I sottoscritti chiedono d'interpellare il ministro degli affari esteri, per sapere come siasi provveduto finora e come intendasi provvedere in avvenire perchè sia rispettato l'equilibrio etnico dell'Adriatico, oltre che per l'Albania, anche per la Dalmazia, per l'Istria, per Trieste e per il Friuli, visto che le condizioni millenarie furono già in questi ultimi anni profondamente mutate in danno della stirpe italiana, non solo con artifìci statali ogni giorno più palesi e con quotidiane offese a ogni principio di giustizia e di civiltà, ma anche con violazione di ogni dovere costituzionale da parte degli Stati Adriatici rivieraschi e delle convenzioni internazionali per quanto riguarda il trattamento da farsi ai regnicoli.

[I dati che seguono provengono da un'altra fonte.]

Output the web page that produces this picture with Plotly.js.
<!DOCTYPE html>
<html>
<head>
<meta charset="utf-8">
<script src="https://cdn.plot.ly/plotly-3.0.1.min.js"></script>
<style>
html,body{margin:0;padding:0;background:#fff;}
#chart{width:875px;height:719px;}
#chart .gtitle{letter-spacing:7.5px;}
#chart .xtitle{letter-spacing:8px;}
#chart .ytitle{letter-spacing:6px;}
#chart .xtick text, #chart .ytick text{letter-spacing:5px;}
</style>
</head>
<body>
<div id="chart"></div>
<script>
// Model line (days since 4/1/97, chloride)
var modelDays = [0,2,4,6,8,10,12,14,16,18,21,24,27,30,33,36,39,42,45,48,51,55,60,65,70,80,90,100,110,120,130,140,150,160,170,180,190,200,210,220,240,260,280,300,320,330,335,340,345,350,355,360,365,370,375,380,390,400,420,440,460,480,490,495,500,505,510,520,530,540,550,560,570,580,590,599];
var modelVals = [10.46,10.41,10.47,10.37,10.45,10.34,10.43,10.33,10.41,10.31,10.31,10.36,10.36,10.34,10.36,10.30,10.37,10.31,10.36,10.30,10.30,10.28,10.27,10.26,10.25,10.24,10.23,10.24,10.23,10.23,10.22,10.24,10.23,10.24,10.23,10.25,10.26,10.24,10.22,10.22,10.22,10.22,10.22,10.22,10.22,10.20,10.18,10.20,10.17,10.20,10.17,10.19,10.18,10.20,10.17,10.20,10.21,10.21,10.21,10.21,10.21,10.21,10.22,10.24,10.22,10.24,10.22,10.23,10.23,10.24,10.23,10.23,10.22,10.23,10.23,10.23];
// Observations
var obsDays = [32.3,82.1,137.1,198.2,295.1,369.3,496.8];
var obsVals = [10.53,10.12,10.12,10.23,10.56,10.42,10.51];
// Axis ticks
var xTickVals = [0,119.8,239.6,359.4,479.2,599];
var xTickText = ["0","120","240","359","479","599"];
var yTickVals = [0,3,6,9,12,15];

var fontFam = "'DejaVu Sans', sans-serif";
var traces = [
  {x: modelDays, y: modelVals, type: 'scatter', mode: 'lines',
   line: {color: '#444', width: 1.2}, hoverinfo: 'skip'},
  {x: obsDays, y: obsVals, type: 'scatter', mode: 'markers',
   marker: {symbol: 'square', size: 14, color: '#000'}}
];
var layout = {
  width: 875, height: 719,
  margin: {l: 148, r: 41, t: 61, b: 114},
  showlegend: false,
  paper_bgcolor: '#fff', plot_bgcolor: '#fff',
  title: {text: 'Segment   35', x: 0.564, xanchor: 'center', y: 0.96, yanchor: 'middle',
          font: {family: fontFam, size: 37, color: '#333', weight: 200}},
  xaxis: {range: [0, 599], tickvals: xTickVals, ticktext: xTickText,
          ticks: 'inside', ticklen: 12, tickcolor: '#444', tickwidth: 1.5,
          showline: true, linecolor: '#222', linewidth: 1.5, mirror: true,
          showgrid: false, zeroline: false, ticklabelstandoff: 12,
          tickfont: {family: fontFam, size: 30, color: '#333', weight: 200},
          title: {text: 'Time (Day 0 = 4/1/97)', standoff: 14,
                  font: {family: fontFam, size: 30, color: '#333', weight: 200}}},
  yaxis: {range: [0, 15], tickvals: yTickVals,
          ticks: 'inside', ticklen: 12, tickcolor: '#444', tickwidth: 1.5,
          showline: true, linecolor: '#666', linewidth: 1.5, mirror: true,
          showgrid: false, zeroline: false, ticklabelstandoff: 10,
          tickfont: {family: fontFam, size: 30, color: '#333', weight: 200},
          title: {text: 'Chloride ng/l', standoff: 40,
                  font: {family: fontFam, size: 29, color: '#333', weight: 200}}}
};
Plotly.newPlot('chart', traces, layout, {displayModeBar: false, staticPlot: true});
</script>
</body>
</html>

Concetti sopravvissuti anche nel nostro attuale secolo.
Il
14 aprile del 1916, in piena prima guerra mondiale, da segnalare l'intervento di
Colonna di Cesarò accusato di essere stato l'attentatore di Mussolini ,antifascista, ministro delle poste e dei telegrafi, presidente dell'Associazione nazionale Pro Dalmazia italiana. Dopo la scomparsa di Matteotti si pose tra i capi dell'Aventino.
Perchè non è imperialismo volere Trento, Trieste, l'Istria e la Dalmazia, per amore della cui italianità l'Italia ha rinunciato, per oltre trent'anni, alla propria libertà di azione, e ha subito anche a volte dolorose umiliazioni della propria dignità! Perchè non vi ha in Italia chi non desideri la ricostituzione del Belgio e della Serbia, integrata quest'ultima dai territori che le spettano, e dagli sbocchi sul mare che le sono necessari!
Il
17 ottobre 1917 in pieno periodo rivoluzionario in Russia,
Labriola, socialista, massone, interventista, dopo un periodo di esilio, si avvicinò al fascismo, scrivendo
una lettera di lode a Mussolini per la guerra in Etiopia, farà parte, poi, dell'Assemblea Costituente. Così interverrà sulla questione dalmata.

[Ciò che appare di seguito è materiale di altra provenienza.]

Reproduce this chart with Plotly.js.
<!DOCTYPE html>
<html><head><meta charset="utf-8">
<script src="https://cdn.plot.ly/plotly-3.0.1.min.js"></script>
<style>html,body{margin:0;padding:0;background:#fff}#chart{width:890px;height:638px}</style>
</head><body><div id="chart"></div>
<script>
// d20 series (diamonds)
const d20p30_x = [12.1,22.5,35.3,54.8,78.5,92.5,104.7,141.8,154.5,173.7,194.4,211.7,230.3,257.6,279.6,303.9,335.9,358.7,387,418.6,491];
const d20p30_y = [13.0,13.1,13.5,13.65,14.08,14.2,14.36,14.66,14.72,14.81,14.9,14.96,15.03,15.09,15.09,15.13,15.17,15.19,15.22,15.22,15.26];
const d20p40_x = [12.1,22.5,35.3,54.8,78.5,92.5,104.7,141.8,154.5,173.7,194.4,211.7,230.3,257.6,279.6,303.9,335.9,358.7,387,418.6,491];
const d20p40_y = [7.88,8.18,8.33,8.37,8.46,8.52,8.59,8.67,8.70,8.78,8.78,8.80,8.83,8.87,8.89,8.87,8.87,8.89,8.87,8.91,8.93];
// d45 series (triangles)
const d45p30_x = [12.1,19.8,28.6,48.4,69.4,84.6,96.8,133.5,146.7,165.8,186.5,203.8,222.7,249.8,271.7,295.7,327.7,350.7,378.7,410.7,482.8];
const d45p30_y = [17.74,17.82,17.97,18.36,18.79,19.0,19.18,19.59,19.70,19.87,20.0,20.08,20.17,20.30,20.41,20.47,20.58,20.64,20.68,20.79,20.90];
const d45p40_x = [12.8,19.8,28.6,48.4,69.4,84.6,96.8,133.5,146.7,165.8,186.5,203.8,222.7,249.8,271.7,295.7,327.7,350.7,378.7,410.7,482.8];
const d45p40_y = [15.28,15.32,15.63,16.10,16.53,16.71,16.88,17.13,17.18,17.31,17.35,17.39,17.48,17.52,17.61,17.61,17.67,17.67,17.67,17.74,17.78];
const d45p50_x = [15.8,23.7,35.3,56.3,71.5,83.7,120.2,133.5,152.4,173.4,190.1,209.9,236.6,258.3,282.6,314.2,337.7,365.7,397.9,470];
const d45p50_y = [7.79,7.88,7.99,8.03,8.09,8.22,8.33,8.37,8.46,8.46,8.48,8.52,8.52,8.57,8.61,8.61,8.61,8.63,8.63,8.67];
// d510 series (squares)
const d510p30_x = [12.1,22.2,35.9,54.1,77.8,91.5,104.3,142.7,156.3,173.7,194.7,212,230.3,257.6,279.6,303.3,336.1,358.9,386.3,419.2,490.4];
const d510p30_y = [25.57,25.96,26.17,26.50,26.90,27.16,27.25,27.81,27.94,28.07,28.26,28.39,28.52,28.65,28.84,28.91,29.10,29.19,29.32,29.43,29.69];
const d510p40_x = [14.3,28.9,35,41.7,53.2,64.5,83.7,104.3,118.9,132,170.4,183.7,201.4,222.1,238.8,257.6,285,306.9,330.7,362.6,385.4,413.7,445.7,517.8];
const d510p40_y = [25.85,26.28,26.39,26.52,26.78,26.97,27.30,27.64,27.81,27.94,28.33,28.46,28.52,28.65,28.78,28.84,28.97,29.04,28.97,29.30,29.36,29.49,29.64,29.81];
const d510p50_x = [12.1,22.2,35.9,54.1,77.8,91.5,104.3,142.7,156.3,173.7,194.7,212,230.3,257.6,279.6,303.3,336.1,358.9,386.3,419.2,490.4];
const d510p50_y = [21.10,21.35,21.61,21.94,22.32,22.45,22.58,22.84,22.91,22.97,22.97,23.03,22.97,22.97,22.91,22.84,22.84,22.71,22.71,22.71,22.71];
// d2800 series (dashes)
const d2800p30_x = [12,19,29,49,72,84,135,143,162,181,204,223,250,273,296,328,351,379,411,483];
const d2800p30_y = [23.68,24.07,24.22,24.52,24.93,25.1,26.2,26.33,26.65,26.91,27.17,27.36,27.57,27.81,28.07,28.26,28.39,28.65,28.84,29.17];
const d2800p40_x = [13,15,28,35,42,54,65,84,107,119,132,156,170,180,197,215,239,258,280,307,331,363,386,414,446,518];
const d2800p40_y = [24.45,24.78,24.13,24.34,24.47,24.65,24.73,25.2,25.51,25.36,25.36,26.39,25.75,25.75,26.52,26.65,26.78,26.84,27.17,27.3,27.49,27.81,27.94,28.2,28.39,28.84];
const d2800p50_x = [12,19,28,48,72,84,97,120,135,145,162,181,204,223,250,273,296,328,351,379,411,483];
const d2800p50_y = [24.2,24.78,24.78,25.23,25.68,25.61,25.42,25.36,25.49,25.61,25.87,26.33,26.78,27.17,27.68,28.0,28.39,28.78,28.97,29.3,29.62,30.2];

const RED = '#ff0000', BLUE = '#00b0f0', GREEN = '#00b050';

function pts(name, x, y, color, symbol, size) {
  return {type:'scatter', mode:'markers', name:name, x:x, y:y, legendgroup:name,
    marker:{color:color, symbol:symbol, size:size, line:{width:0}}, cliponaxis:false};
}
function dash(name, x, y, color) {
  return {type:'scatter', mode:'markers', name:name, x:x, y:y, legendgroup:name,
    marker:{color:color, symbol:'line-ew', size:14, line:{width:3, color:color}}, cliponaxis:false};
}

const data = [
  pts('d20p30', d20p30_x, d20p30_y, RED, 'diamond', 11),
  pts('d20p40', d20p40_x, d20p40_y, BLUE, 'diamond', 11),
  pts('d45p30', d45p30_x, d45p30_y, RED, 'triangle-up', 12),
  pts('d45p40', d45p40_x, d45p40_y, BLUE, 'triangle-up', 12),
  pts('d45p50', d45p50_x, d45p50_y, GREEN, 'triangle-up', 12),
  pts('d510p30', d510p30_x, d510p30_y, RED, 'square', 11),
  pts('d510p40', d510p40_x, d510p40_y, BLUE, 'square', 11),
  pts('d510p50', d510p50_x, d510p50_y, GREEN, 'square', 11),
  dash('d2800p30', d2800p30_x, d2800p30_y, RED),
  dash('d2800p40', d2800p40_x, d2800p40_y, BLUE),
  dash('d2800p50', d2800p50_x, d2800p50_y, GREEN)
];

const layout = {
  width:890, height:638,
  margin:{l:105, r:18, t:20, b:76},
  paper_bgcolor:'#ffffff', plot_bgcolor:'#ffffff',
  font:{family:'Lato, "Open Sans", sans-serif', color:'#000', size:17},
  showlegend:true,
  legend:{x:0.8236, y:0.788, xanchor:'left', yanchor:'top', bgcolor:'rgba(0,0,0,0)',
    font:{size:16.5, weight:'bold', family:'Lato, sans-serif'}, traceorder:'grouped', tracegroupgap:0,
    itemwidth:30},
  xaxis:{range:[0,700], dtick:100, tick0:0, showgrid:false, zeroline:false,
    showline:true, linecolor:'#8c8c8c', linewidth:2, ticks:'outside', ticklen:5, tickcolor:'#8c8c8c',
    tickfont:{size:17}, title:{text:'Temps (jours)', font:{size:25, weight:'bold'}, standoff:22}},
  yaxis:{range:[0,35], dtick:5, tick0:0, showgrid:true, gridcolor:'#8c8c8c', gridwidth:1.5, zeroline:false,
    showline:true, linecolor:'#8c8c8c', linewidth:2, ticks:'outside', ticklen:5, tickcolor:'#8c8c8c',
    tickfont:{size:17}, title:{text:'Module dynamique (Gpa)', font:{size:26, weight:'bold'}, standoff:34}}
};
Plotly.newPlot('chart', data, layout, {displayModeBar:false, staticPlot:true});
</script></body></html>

Connessa è la questione della Dalmazia-Signori, finché lo Zar doveva andare a Costantinopoli, l'Italia doveva andare in Dalmazia, unico mezzo per impedire che i porti dalmati diventassero lo scalo ordinario di una flotta russa. Ma oggi che la scomparsa dello Zarismo ha semplificati tanti problemi europei, si può parlare della Dalmazia come conviene, vale a dire rispettando le statistiche della popolazione, che alla Dalmazia assegnano una piccola minoranza italiana, inferiore a quella della popolazione delle altre nazionalità non serbe. Occorre riconoscere lealmente e sinceramente che i censimenti della Dalmazia - quelli di oggi, quelli di cinquant'anni fa, quando i croati non s'erano ancora desti al senso della loro indipendenza nazionale - non convalidano la tesi italiana della Dalmazia. Del resto su questo punto il gabinetto non è unito ed io mi auguro che gli onorevoli Bissolati e Bonomi non faranno cadere questa occasione per dichiarare che essi considererebbero l'annessione della Dalmazia all'Italia una ingiustizia nazionale.

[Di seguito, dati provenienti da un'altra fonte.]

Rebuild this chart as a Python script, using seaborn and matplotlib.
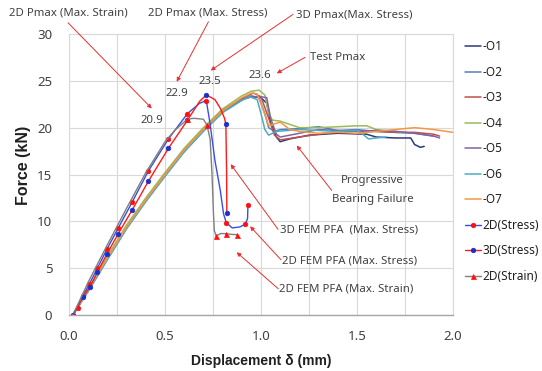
import matplotlib
matplotlib.use("Agg")
import matplotlib.pyplot as plt
from matplotlib.lines import Line2D
import seaborn as sns

# ---- measured force-displacement curves (displacement mm, force kN) ----
o1_x = [0.02, 0.1, 0.2, 0.3, 0.4, 0.5, 0.6, 0.7, 0.8, 0.9, 0.95, 1.0, 1.03, 1.05, 1.08, 1.10, 1.15, 1.25, 1.4, 1.55, 1.6, 1.7, 1.78, 1.8, 1.83, 1.85]
o1_y = [0.0, 2.6, 6.0, 9.3, 12.2, 14.9, 17.5, 19.7, 21.7, 23.0, 23.3, 23.2, 22.6, 20.5, 19.0, 18.5, 18.8, 19.2, 19.4, 19.3, 19.0, 18.9, 18.9, 18.2, 17.9, 18.0]
o2_x = [0.02, 0.1, 0.2, 0.3, 0.4, 0.5, 0.6, 0.7, 0.8, 0.9, 0.95, 0.99, 1.02, 1.04, 1.07, 1.1, 1.2, 1.3, 1.4, 1.5, 1.6, 1.7, 1.8, 1.9]
o2_y = [0.0, 2.7, 6.1, 9.4, 12.3, 15.0, 17.6, 19.8, 21.8, 23.0, 23.4, 23.2, 21.5, 20.0, 19.6, 19.8, 19.9, 20.1, 19.7, 19.8, 19.6, 19.5, 19.4, 19.1]
o3_x = [0.02, 0.1, 0.2, 0.3, 0.4, 0.5, 0.6, 0.7, 0.8, 0.9, 0.96, 1.0, 1.04, 1.07, 1.1, 1.2, 1.3, 1.4, 1.5, 1.6, 1.7, 1.8, 1.9, 1.93]
o3_y = [0.0, 2.7, 6.1, 9.5, 12.4, 15.1, 17.7, 19.9, 21.9, 23.1, 23.7, 23.3, 21.0, 19.2, 18.7, 19.0, 19.3, 19.6, 19.6, 19.6, 19.5, 19.5, 19.3, 19.1]
o4_x = [0.02, 0.1, 0.2, 0.3, 0.4, 0.5, 0.6, 0.7, 0.8, 0.9, 0.95, 0.99, 1.02, 1.04, 1.06, 1.1, 1.2, 1.3, 1.4, 1.5, 1.55, 1.6, 1.7, 1.76]
o4_y = [0.0, 2.8, 6.3, 9.6, 12.5, 15.2, 17.8, 20.0, 22.0, 23.4, 23.9, 24.0, 23.5, 21.5, 20.8, 20.7, 20.0, 20.0, 20.1, 20.2, 20.2, 19.8, 19.6, 19.5]
o5_x = [0.02, 0.1, 0.2, 0.3, 0.4, 0.5, 0.6, 0.7, 0.8, 0.9, 0.95, 1.0, 1.03, 1.05, 1.08, 1.1, 1.2, 1.3, 1.4, 1.5, 1.6, 1.7, 1.8, 1.9, 1.93]
o5_y = [0.0, 2.6, 6.0, 9.3, 12.2, 14.9, 17.5, 19.7, 21.7, 23.0, 23.3, 23.3, 23.2, 21.0, 19.3, 19.0, 19.4, 19.8, 19.7, 19.6, 19.7, 19.6, 19.4, 19.1, 18.9]
o6_x = [0.02, 0.1, 0.2, 0.3, 0.4, 0.5, 0.6, 0.7, 0.8, 0.9, 0.94, 0.98, 1.0, 1.02, 1.04, 1.08, 1.2, 1.3, 1.4, 1.5, 1.53, 1.56, 1.6, 1.65]
o6_y = [0.0, 2.5, 5.9, 9.2, 12.1, 14.8, 17.4, 19.6, 21.6, 22.9, 23.3, 23.0, 21.5, 19.8, 19.2, 19.6, 19.8, 19.7, 19.6, 19.7, 19.3, 18.8, 18.9, 19.0]
o7_x = [0.02, 0.1, 0.2, 0.3, 0.4, 0.5, 0.6, 0.7, 0.8, 0.9, 0.95, 0.98, 1.01, 1.04, 1.07, 1.1, 1.15, 1.2, 1.3, 1.4, 1.5, 1.6, 1.7, 1.8, 1.9, 2.0]
o7_y = [0.0, 2.7, 6.1, 9.4, 12.3, 15.0, 17.6, 19.8, 21.8, 23.2, 23.7, 23.6, 22.0, 20.2, 20.4, 20.6, 19.8, 19.6, 19.4, 19.5, 19.4, 19.6, 19.8, 20.0, 19.8, 19.5]

test_names = ["-O1", "-O2", "-O3", "-O4", "-O5", "-O6", "-O7"]
test_colors = ["#2b3a78", "#4f81bd", "#c0504d", "#9bbb59", "#8064a2", "#4bacc6", "#f79646"]
test_curves = [(o1_x, o1_y), (o2_x, o2_y), (o3_x, o3_y), (o4_x, o4_y),
               (o5_x, o5_y), (o6_x, o6_y), (o7_x, o7_y)]

# ---- progressive failure analysis curves ----
s2d_x = [0.02, 0.045, 0.071, 0.106, 0.148, 0.197, 0.257, 0.33, 0.414, 0.518, 0.617, 0.68, 0.715, 0.735, 0.76, 0.788, 0.805, 0.819, 0.85, 0.89, 0.918, 0.93, 0.932]
s2d_y = [0.0, 0.8, 2.0, 3.3, 5.0, 7.0, 9.3, 12.1, 15.4, 18.8, 21.5, 22.6, 22.9, 20.4, 16.5, 13.3, 10.8, 9.86, 9.3, 9.4, 9.7, 10.3, 11.75]
s2d_marks = [0, 1, 2, 3, 4, 5, 6, 7, 8, 9, 10, 12, 17, 20, 22]

s3d_x = [0.02, 0.071, 0.11, 0.148, 0.197, 0.257, 0.33, 0.414, 0.518, 0.617, 0.68, 0.715, 0.76, 0.79, 0.81, 0.817, 0.821, 0.822]
s3d_y = [0.0, 1.9, 3.0, 4.6, 6.5, 8.7, 11.25, 14.3, 17.8, 20.8, 22.8, 23.5, 23.0, 22.0, 21.0, 20.4, 15.0, 10.9]
s3d_marks = [0, 1, 2, 3, 4, 5, 6, 7, 8, 9, 11, 15, 17]

e2d_x = [0.02, 0.1, 0.2, 0.3, 0.4, 0.5, 0.55, 0.6, 0.617, 0.65, 0.70, 0.718, 0.735, 0.745, 0.752, 0.757, 0.767, 0.79, 0.819, 0.85, 0.875]
e2d_y = [0.0, 3.5, 7.5, 11.4, 15.2, 18.5, 19.7, 20.6, 20.9, 21.0, 20.9, 20.3, 18.8, 15.0, 11.0, 9.0, 8.43, 8.7, 8.68, 8.6, 8.58]
e2d_marks = [0, 8, 11, 16, 18, 20]

fem_series = [
    ("2D(Stress)", s2d_x, s2d_y, s2d_marks, "#3a4fe0", "o", "#ff1010", 3.3),
    ("3D(Stress)", s3d_x, s3d_y, s3d_marks, "#ff1a1a", "o", "#1a2fd0", 3.3),
    ("2D(Strain)", e2d_x, e2d_y, e2d_marks, "#7f7f7f", "^", "#ff1010", 3.6),
]

# ---- figure ----
sns.set_theme(style="whitegrid")
plt.rcParams["font.family"] = ["Noto Sans", "DejaVu Sans"]
txt = "#404040"
bold_font = ["Liberation Sans", "DejaVu Sans"]

fig = plt.figure(figsize=(5.42, 3.71), dpi=100)
ax = fig.add_axes([69 / 542, 1 - 315 / 371, 384 / 542, 281 / 371])

handles = []
for name, col, (xs, ys) in zip(test_names, test_colors, test_curves):
    sns.lineplot(x=xs, y=ys, sort=False, estimator=None, color=col,
                 linewidth=1.1, ax=ax)
    handles.append(Line2D([], [], color=col, linewidth=1.1, label=name))

for name, xs, ys, marks, lc, mk, mc, ms in fem_series:
    style = dict(marker=mk, markersize=ms, markerfacecolor=mc,
                 markeredgecolor=mc, markeredgewidth=0.5)
    sns.lineplot(x=xs, y=ys, sort=False, estimator=None, color=lc,
                 linewidth=1.0, markevery=marks, ax=ax, **style)
    handles.append(Line2D([], [], color=lc, linewidth=1.0, label=name, **style))

ax.set_xlim(0, 2.0)
ax.set_ylim(0, 30)
ax.set_xticks([0.0, 0.5, 1.0, 1.5, 2.0])
ax.set_xticks([0.25, 0.75, 1.25, 1.75], minor=True)
ax.set_yticks([0, 5, 10, 15, 20, 25, 30])
ax.set_xticklabels(["0.0", "0.5", "1.0", "1.5", "2.0"])
ax.grid(True, which="both", axis="x", color="#d9d9d9", linewidth=0.8)
ax.grid(True, which="major", axis="y", color="#d9d9d9", linewidth=0.8)
ax.set_axisbelow(True)
for side in ["left", "top", "right"]:
    ax.spines[side].set_color("#d9d9d9")
    ax.spines[side].set_linewidth(0.8)
ax.spines["bottom"].set_color("#a6a6a6")
ax.spines["bottom"].set_linewidth(1.0)
ax.tick_params(axis="both", which="both", length=0, labelsize=9.5, colors=txt)
ax.tick_params(axis="x", pad=11)
ax.tick_params(axis="y", pad=12)

ax.set_xlabel("Displacement δ (mm)", fontsize=10, fontweight="bold",
              family=bold_font, color="#202020", labelpad=8)
ax.set_ylabel("Force (kN)", fontsize=11.5, fontweight="bold",
              family=bold_font, color="#202020")
ax.yaxis.set_label_coords(-0.10, 0.534)

leg = ax.legend(handles=handles, loc="upper left", bbox_to_anchor=(1.02, 0.995),
                frameon=False, fontsize=8.5, handlelength=1.3, handletextpad=0.15,
                numpoints=1, labelspacing=1.06, borderaxespad=0.0)
for t in leg.get_texts():
    t.set_color("#202020")

# ---- annotations ----
arrow = dict(arrowstyle="-|>", color="#e83030", linewidth=0.7,
             mutation_scale=6, shrinkA=0, shrinkB=0)

def note(text, x, y, ha="center"):
    ax.text(x, y, text, ha=ha, va="center", fontsize=8.2, color=txt, clip_on=False)

def pointer(x0, y0, x1, y1):
    ax.annotate("", xy=(x1, y1), xytext=(x0, y0), arrowprops=arrow,
                annotation_clip=False)

note("2D Pmax (Max. Strain)", -0.003, 32.2)
pointer(-0.005, 31.2, 0.431, 22.05)
note("2D Pmax (Max. Stress)", 0.724, 32.25)
pointer(0.726, 31.3, 0.561, 24.9)
note("3D Pmax(Max. Stress)", 1.484, 32.05)
pointer(1.167, 32.1, 0.738, 26.1)
note("Test Pmax", 1.255, 27.5, ha="left")
pointer(1.229, 27.5, 1.082, 25.8)

note("20.9", 0.431, 20.8)
note("22.9", 0.561, 23.7)
note("23.5", 0.734, 24.9)
note("23.6", 0.995, 25.6)

note("Progressive", 1.577, 14.4)
note("Bearing Failure", 1.583, 12.35)
pointer(1.368, 13.3, 1.186, 18.1)

note("3D FEM PFA  (Max. Stress)", 1.458, 9.04)
pointer(1.089, 9.14, 0.842, 16.1)
note("2D FEM PFA (Max. Stress)", 1.461, 5.75)
pointer(1.104, 5.9, 0.943, 9.47)
note("2D FEM PFA (Max. Strain)", 1.445, 2.73)
pointer(1.09, 2.8, 0.873, 6.7)

fig.savefig("out.png", dpi=100)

Il 23 novembre 1918 è da segnalare l'intervento di
Monti Guarinieri, deputato in Parlamento ininterrottamente dalla XX alla XXII legislatura
(1897-1909), eletto sempre al primo turno nel collegio di Senigallia
noto a quanto pare per le sue battaglie contro le "degenerazioni democratiche e socialiste".
Il suo intervento, contrariamente ai pregressi, sarà meno ideologico, e più pragmatico. Ed è uno dei primi interventi che riguardano la questione istriana,dalmata, a guerra finita.
Ho fatto un breve studio sulle condizioni della magistratura in quei paesi sotto l'Austria. In quelle regioni (Venezia Giulia, Gorizia e Gradisca, Istria, Venezia Tridentina e Dalmazia) c'erano due Corti d'appello, una a Trieste e una a Zara ; dodici tribunali: (Trieste, Gorizia, Rovigno, Trento, Rovereto, Bolzano, Zara, Fiume, Spalato, Ragusa, Cattare, e Sebenico) tribunali importantissimi che avevano un cumulo enorme di lavoro, più vario, molto suddiviso, come non è certo nel nostro Paese. E vi sono 94 preture. Dunque in complesso 94 preture, 12 tribunali e 2 Corti di appello. Come intende il Governo di provvedere al funzionamento di queste sedi?